── Source material ──

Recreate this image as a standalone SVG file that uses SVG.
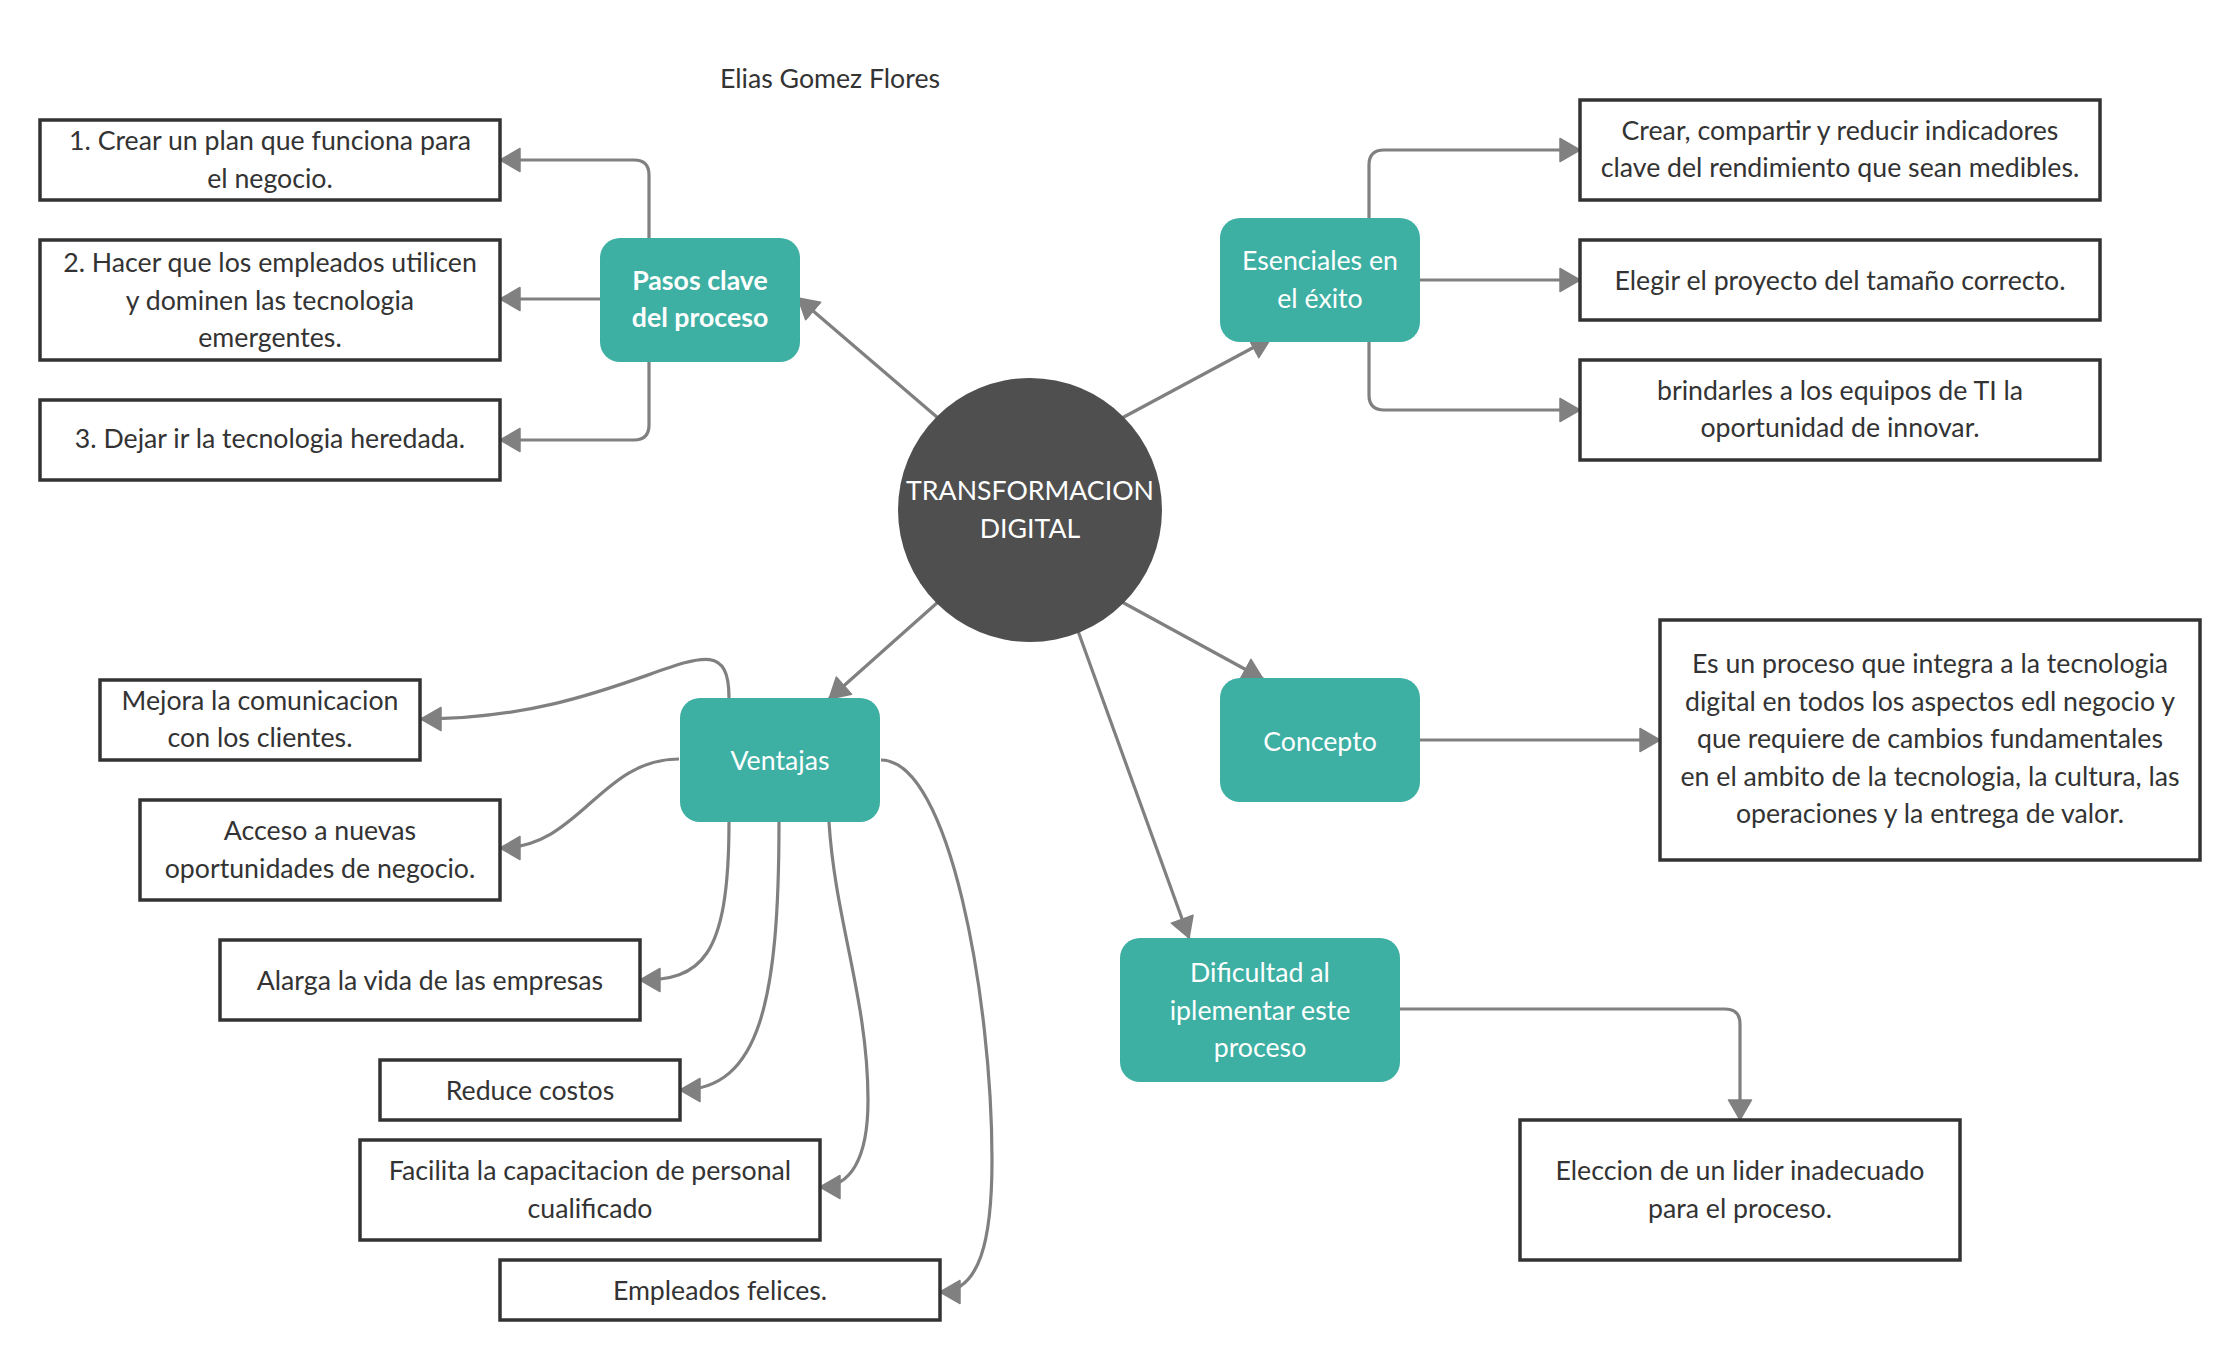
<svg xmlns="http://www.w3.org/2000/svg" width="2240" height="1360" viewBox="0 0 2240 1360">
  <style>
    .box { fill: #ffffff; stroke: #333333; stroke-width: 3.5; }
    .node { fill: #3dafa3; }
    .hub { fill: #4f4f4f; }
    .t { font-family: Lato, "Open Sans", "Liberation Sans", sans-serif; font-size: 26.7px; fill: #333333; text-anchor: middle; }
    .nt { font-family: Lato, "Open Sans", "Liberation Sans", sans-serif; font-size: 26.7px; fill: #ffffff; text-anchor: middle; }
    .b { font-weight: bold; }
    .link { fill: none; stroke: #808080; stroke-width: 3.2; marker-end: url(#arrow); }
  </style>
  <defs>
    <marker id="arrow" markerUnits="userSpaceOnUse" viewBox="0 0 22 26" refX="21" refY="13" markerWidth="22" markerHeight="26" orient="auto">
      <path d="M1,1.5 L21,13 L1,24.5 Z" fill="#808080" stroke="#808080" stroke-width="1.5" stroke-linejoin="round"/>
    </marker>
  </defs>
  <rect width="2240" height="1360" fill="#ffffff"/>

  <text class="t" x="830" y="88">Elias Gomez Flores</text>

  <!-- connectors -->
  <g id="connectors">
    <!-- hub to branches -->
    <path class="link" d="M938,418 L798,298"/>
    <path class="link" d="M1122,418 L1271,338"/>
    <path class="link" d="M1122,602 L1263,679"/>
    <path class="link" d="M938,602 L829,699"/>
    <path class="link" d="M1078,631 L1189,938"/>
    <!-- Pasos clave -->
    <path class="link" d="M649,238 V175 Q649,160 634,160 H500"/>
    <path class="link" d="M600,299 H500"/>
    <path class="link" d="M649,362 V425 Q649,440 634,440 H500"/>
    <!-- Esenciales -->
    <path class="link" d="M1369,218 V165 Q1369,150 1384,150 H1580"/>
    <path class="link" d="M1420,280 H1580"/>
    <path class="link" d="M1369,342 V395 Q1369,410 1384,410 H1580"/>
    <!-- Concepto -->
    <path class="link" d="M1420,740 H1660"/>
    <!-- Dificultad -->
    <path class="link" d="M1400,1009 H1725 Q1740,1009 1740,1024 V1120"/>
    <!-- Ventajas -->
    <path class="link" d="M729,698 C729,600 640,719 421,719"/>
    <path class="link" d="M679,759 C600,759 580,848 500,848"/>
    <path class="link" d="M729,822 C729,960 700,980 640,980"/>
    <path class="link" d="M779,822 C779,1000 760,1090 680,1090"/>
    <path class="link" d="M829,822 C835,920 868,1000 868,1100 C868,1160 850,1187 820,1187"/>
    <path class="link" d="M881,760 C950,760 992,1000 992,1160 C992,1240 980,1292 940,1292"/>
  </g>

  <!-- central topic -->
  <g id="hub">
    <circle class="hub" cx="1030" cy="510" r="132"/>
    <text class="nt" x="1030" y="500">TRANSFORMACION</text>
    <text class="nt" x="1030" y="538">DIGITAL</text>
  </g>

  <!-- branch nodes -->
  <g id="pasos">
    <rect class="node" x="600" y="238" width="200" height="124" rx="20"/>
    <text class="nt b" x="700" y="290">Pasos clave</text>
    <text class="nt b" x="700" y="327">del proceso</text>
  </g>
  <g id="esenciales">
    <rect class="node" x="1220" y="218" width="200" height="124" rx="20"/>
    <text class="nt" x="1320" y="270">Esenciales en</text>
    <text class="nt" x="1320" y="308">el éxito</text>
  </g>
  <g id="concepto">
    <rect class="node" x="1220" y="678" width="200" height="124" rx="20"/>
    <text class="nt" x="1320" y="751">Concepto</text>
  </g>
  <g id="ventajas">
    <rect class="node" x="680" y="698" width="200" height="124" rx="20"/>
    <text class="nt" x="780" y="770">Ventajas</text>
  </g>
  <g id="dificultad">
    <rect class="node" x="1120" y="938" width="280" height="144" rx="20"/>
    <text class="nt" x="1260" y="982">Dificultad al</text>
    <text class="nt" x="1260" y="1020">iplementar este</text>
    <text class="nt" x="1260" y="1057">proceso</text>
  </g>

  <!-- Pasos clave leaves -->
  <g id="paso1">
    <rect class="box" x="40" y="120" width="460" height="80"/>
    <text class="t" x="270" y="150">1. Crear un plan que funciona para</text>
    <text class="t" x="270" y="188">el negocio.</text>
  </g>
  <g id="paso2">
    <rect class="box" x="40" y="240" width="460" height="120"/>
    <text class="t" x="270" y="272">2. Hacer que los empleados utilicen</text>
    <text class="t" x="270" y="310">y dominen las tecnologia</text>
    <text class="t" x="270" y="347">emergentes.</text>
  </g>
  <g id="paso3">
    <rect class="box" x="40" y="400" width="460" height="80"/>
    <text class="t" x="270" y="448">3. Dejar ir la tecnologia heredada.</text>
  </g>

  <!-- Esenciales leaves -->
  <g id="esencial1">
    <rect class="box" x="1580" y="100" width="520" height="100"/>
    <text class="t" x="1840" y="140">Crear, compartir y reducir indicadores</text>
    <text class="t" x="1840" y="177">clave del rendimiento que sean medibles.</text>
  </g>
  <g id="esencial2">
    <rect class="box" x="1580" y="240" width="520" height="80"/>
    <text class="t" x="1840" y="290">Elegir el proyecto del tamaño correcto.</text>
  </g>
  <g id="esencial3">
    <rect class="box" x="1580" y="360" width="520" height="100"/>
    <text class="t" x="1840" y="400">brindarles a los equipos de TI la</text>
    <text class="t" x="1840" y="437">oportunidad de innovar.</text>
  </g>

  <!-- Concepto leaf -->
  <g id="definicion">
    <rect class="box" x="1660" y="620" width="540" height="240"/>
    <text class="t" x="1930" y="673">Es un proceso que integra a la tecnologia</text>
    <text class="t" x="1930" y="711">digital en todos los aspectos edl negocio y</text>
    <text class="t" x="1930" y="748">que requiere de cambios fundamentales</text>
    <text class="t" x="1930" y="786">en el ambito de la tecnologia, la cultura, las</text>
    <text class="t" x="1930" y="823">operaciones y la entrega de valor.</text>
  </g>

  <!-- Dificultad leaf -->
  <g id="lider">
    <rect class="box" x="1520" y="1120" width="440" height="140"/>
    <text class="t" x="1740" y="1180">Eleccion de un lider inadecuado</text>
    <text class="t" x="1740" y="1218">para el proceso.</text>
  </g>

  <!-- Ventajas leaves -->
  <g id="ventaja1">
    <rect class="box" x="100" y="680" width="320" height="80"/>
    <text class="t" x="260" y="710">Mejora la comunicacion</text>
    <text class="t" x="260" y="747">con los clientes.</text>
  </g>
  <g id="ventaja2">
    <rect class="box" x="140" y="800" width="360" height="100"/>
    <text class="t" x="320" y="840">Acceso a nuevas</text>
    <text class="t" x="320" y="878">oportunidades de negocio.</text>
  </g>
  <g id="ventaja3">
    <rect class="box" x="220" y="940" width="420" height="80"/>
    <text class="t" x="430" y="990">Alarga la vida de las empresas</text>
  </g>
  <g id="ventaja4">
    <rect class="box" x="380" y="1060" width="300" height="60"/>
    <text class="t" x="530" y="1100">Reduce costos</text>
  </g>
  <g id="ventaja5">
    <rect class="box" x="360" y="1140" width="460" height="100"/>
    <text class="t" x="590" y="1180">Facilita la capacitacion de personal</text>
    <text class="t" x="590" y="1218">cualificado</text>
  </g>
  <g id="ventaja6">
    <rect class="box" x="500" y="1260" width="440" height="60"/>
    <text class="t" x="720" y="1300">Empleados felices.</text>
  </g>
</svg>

───

→ What the exercise asks
Reproduce every line above as written, skipping pictures.

→ Written answer
Recreate this image as a standalone SVG file that uses SVG.
<svg xmlns="http://www.w3.org/2000/svg" width="2240" height="1360" viewBox="0 0 2240 1360">
  <style>
    .box { fill: #ffffff; stroke: #333333; stroke-width: 3.5; }
    .node { fill: #3dafa3; }
    .hub { fill: #4f4f4f; }
    .t { font-family: Lato, "Open Sans", "Liberation Sans", sans-serif; font-size: 26.7px; fill: #333333; text-anchor: middle; }
    .nt { font-family: Lato, "Open Sans", "Liberation Sans", sans-serif; font-size: 26.7px; fill: #ffffff; text-anchor: middle; }
    .b { font-weight: bold; }
    .link { fill: none; stroke: #808080; stroke-width: 3.2; marker-end: url(#arrow); }
  </style>
  <defs>
    <marker id="arrow" markerUnits="userSpaceOnUse" viewBox="0 0 22 26" refX="21" refY="13" markerWidth="22" markerHeight="26" orient="auto">
      <path d="M1,1.5 L21,13 L1,24.5 Z" fill="#808080" stroke="#808080" stroke-width="1.5" stroke-linejoin="round"/>
    </marker>
  </defs>
  <rect width="2240" height="1360" fill="#ffffff"/>

  <text class="t" x="830" y="88">Elias Gomez Flores</text>

  <!-- connectors -->
  <g id="connectors">
    <!-- hub to branches -->
    <path class="link" d="M938,418 L798,298"/>
    <path class="link" d="M1122,418 L1271,338"/>
    <path class="link" d="M1122,602 L1263,679"/>
    <path class="link" d="M938,602 L829,699"/>
    <path class="link" d="M1078,631 L1189,938"/>
    <!-- Pasos clave -->
    <path class="link" d="M649,238 V175 Q649,160 634,160 H500"/>
    <path class="link" d="M600,299 H500"/>
    <path class="link" d="M649,362 V425 Q649,440 634,440 H500"/>
    <!-- Esenciales -->
    <path class="link" d="M1369,218 V165 Q1369,150 1384,150 H1580"/>
    <path class="link" d="M1420,280 H1580"/>
    <path class="link" d="M1369,342 V395 Q1369,410 1384,410 H1580"/>
    <!-- Concepto -->
    <path class="link" d="M1420,740 H1660"/>
    <!-- Dificultad -->
    <path class="link" d="M1400,1009 H1725 Q1740,1009 1740,1024 V1120"/>
    <!-- Ventajas -->
    <path class="link" d="M729,698 C729,600 640,719 421,719"/>
    <path class="link" d="M679,759 C600,759 580,848 500,848"/>
    <path class="link" d="M729,822 C729,960 700,980 640,980"/>
    <path class="link" d="M779,822 C779,1000 760,1090 680,1090"/>
    <path class="link" d="M829,822 C835,920 868,1000 868,1100 C868,1160 850,1187 820,1187"/>
    <path class="link" d="M881,760 C950,760 992,1000 992,1160 C992,1240 980,1292 940,1292"/>
  </g>

  <!-- central topic -->
  <g id="hub">
    <circle class="hub" cx="1030" cy="510" r="132"/>
    <text class="nt" x="1030" y="500">TRANSFORMACION</text>
    <text class="nt" x="1030" y="538">DIGITAL</text>
  </g>

  <!-- branch nodes -->
  <g id="pasos">
    <rect class="node" x="600" y="238" width="200" height="124" rx="20"/>
    <text class="nt b" x="700" y="290">Pasos clave</text>
    <text class="nt b" x="700" y="327">del proceso</text>
  </g>
  <g id="esenciales">
    <rect class="node" x="1220" y="218" width="200" height="124" rx="20"/>
    <text class="nt" x="1320" y="270">Esenciales en</text>
    <text class="nt" x="1320" y="308">el éxito</text>
  </g>
  <g id="concepto">
    <rect class="node" x="1220" y="678" width="200" height="124" rx="20"/>
    <text class="nt" x="1320" y="751">Concepto</text>
  </g>
  <g id="ventajas">
    <rect class="node" x="680" y="698" width="200" height="124" rx="20"/>
    <text class="nt" x="780" y="770">Ventajas</text>
  </g>
  <g id="dificultad">
    <rect class="node" x="1120" y="938" width="280" height="144" rx="20"/>
    <text class="nt" x="1260" y="982">Dificultad al</text>
    <text class="nt" x="1260" y="1020">iplementar este</text>
    <text class="nt" x="1260" y="1057">proceso</text>
  </g>

  <!-- Pasos clave leaves -->
  <g id="paso1">
    <rect class="box" x="40" y="120" width="460" height="80"/>
    <text class="t" x="270" y="150">1. Crear un plan que funciona para</text>
    <text class="t" x="270" y="188">el negocio.</text>
  </g>
  <g id="paso2">
    <rect class="box" x="40" y="240" width="460" height="120"/>
    <text class="t" x="270" y="272">2. Hacer que los empleados utilicen</text>
    <text class="t" x="270" y="310">y dominen las tecnologia</text>
    <text class="t" x="270" y="347">emergentes.</text>
  </g>
  <g id="paso3">
    <rect class="box" x="40" y="400" width="460" height="80"/>
    <text class="t" x="270" y="448">3. Dejar ir la tecnologia heredada.</text>
  </g>

  <!-- Esenciales leaves -->
  <g id="esencial1">
    <rect class="box" x="1580" y="100" width="520" height="100"/>
    <text class="t" x="1840" y="140">Crear, compartir y reducir indicadores</text>
    <text class="t" x="1840" y="177">clave del rendimiento que sean medibles.</text>
  </g>
  <g id="esencial2">
    <rect class="box" x="1580" y="240" width="520" height="80"/>
    <text class="t" x="1840" y="290">Elegir el proyecto del tamaño correcto.</text>
  </g>
  <g id="esencial3">
    <rect class="box" x="1580" y="360" width="520" height="100"/>
    <text class="t" x="1840" y="400">brindarles a los equipos de TI la</text>
    <text class="t" x="1840" y="437">oportunidad de innovar.</text>
  </g>

  <!-- Concepto leaf -->
  <g id="definicion">
    <rect class="box" x="1660" y="620" width="540" height="240"/>
    <text class="t" x="1930" y="673">Es un proceso que integra a la tecnologia</text>
    <text class="t" x="1930" y="711">digital en todos los aspectos edl negocio y</text>
    <text class="t" x="1930" y="748">que requiere de cambios fundamentales</text>
    <text class="t" x="1930" y="786">en el ambito de la tecnologia, la cultura, las</text>
    <text class="t" x="1930" y="823">operaciones y la entrega de valor.</text>
  </g>

  <!-- Dificultad leaf -->
  <g id="lider">
    <rect class="box" x="1520" y="1120" width="440" height="140"/>
    <text class="t" x="1740" y="1180">Eleccion de un lider inadecuado</text>
    <text class="t" x="1740" y="1218">para el proceso.</text>
  </g>

  <!-- Ventajas leaves -->
  <g id="ventaja1">
    <rect class="box" x="100" y="680" width="320" height="80"/>
    <text class="t" x="260" y="710">Mejora la comunicacion</text>
    <text class="t" x="260" y="747">con los clientes.</text>
  </g>
  <g id="ventaja2">
    <rect class="box" x="140" y="800" width="360" height="100"/>
    <text class="t" x="320" y="840">Acceso a nuevas</text>
    <text class="t" x="320" y="878">oportunidades de negocio.</text>
  </g>
  <g id="ventaja3">
    <rect class="box" x="220" y="940" width="420" height="80"/>
    <text class="t" x="430" y="990">Alarga la vida de las empresas</text>
  </g>
  <g id="ventaja4">
    <rect class="box" x="380" y="1060" width="300" height="60"/>
    <text class="t" x="530" y="1100">Reduce costos</text>
  </g>
  <g id="ventaja5">
    <rect class="box" x="360" y="1140" width="460" height="100"/>
    <text class="t" x="590" y="1180">Facilita la capacitacion de personal</text>
    <text class="t" x="590" y="1218">cualificado</text>
  </g>
  <g id="ventaja6">
    <rect class="box" x="500" y="1260" width="440" height="60"/>
    <text class="t" x="720" y="1300">Empleados felices.</text>
  </g>
</svg>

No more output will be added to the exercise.